-- Start Material shown --

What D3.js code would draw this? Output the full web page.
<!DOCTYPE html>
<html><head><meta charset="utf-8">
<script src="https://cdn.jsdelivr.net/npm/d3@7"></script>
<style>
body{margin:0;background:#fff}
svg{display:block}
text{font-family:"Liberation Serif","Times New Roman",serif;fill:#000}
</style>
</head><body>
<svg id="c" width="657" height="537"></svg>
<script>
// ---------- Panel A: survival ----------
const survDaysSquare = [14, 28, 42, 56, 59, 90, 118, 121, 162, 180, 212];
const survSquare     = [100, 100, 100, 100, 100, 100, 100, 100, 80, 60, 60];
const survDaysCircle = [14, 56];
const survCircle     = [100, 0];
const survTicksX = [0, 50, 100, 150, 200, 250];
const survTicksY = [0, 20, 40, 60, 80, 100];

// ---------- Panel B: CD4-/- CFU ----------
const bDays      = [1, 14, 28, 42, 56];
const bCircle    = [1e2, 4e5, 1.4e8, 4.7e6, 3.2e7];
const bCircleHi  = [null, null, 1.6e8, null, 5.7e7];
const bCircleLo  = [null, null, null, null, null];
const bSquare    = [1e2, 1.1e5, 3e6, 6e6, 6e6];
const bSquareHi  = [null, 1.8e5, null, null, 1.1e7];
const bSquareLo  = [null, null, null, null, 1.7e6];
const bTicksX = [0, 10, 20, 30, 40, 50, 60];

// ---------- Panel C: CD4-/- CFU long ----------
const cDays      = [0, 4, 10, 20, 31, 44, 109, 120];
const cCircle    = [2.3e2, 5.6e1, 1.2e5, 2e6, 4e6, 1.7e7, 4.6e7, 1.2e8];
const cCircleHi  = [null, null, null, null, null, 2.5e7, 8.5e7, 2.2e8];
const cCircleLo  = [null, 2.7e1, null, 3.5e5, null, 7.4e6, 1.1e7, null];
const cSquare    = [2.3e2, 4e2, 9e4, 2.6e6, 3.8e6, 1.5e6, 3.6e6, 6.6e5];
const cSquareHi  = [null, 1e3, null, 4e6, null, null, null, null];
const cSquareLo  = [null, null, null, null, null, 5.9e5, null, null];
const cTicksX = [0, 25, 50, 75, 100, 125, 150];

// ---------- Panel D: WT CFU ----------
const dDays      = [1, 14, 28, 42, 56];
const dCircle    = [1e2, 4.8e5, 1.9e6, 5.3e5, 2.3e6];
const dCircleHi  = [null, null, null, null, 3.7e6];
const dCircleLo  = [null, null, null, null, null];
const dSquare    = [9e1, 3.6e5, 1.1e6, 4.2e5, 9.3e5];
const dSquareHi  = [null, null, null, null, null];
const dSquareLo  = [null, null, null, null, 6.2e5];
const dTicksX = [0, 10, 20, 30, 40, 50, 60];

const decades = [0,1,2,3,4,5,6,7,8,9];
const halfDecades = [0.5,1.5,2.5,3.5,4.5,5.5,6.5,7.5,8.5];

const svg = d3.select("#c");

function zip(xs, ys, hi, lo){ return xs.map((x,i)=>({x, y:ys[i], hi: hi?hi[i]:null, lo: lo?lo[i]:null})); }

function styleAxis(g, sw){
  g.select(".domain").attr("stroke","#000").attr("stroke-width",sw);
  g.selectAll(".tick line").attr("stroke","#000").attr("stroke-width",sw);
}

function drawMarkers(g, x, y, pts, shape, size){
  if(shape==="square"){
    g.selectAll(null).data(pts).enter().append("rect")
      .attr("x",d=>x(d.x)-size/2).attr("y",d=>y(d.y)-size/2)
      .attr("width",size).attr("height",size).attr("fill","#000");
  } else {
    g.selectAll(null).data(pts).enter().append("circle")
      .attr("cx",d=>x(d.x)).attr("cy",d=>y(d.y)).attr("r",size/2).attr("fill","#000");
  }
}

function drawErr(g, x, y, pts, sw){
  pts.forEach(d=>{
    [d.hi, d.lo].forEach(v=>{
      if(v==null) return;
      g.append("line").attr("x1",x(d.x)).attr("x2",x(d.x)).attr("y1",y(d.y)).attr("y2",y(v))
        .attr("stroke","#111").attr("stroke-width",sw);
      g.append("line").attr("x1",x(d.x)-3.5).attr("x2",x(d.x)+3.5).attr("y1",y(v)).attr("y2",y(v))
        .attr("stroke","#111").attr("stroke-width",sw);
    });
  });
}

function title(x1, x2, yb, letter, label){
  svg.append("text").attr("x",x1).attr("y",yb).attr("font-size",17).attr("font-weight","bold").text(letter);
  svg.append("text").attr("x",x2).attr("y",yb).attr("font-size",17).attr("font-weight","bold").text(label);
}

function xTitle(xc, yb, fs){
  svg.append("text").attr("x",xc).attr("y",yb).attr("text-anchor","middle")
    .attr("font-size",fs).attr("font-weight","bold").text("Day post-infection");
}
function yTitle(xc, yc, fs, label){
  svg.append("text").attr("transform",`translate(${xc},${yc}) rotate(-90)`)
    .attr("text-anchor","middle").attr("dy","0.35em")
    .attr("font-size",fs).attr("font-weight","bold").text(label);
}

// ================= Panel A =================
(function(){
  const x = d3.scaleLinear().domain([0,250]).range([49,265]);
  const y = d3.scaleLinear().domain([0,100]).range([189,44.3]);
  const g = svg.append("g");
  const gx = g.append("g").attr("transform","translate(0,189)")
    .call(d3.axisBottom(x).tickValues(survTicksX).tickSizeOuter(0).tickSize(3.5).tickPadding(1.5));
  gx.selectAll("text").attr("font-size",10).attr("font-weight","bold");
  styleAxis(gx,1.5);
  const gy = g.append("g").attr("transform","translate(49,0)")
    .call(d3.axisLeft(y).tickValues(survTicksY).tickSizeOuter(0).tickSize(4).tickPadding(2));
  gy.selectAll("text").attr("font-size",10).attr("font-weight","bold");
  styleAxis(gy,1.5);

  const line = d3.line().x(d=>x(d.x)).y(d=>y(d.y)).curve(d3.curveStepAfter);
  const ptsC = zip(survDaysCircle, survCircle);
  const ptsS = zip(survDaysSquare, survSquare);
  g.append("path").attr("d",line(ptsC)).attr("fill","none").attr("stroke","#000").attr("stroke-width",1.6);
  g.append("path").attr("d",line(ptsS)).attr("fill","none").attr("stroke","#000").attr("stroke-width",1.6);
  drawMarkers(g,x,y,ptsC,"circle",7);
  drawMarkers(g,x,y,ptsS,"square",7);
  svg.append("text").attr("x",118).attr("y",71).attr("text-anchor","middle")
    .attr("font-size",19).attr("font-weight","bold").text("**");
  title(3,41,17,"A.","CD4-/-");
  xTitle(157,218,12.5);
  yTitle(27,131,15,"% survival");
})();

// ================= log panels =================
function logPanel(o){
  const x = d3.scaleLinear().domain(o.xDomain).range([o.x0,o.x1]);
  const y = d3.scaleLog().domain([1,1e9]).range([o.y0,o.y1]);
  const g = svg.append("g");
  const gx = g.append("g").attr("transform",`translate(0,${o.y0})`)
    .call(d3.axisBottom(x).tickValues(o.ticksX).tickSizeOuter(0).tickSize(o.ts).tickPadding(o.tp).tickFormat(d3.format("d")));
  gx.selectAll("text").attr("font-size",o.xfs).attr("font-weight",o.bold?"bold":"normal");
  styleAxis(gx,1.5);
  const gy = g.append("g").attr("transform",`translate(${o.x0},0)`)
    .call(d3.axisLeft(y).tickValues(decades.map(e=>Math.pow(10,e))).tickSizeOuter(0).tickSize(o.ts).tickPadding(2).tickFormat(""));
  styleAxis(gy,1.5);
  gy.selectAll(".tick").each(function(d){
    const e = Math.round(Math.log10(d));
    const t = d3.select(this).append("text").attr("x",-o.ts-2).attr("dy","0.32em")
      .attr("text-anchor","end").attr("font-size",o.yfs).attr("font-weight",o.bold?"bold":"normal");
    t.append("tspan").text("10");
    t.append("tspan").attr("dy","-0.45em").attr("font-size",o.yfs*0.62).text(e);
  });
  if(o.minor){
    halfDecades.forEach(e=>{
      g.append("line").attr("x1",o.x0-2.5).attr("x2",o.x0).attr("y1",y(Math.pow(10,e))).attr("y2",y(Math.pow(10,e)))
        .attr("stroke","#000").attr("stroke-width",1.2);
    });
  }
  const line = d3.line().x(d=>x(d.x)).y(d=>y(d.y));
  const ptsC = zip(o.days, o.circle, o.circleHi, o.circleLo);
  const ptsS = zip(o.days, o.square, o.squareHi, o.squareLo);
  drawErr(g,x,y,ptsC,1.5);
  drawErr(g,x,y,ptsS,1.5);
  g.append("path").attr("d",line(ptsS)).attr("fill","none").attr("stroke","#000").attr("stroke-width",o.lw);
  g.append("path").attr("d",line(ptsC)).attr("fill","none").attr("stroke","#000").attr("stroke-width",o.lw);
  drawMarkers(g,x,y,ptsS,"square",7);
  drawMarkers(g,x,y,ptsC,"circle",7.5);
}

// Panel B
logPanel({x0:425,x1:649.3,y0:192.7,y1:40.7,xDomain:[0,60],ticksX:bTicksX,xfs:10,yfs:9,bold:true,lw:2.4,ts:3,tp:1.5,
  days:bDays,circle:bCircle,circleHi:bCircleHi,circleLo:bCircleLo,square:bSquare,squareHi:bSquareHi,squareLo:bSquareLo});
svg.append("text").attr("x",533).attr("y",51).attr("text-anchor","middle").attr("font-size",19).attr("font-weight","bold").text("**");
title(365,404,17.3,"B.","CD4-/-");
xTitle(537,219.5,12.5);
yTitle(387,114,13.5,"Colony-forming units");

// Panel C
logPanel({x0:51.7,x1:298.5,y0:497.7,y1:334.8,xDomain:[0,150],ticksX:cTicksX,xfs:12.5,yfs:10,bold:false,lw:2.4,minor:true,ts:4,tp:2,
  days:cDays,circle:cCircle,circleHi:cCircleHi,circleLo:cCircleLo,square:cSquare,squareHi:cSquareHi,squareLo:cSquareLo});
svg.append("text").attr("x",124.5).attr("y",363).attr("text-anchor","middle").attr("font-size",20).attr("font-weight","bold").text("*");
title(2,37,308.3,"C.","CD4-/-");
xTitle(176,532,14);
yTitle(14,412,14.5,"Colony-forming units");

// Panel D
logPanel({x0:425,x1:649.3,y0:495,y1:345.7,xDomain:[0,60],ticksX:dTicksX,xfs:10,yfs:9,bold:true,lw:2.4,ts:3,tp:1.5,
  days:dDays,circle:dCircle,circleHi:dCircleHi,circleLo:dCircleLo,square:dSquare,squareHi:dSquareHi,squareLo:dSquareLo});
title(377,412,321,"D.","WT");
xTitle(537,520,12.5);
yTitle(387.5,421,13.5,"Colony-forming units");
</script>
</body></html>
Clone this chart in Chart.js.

-- End Material shown --

Scan the listing above for the word "this" and show each line where it is found.

§ **Solved problem**:
What D3.js code would draw this? Output the full web page.
    const t = d3.select(this).append("text").attr("x",-o.ts-2).attr("dy","0.32em")
Clone this chart in Chart.js.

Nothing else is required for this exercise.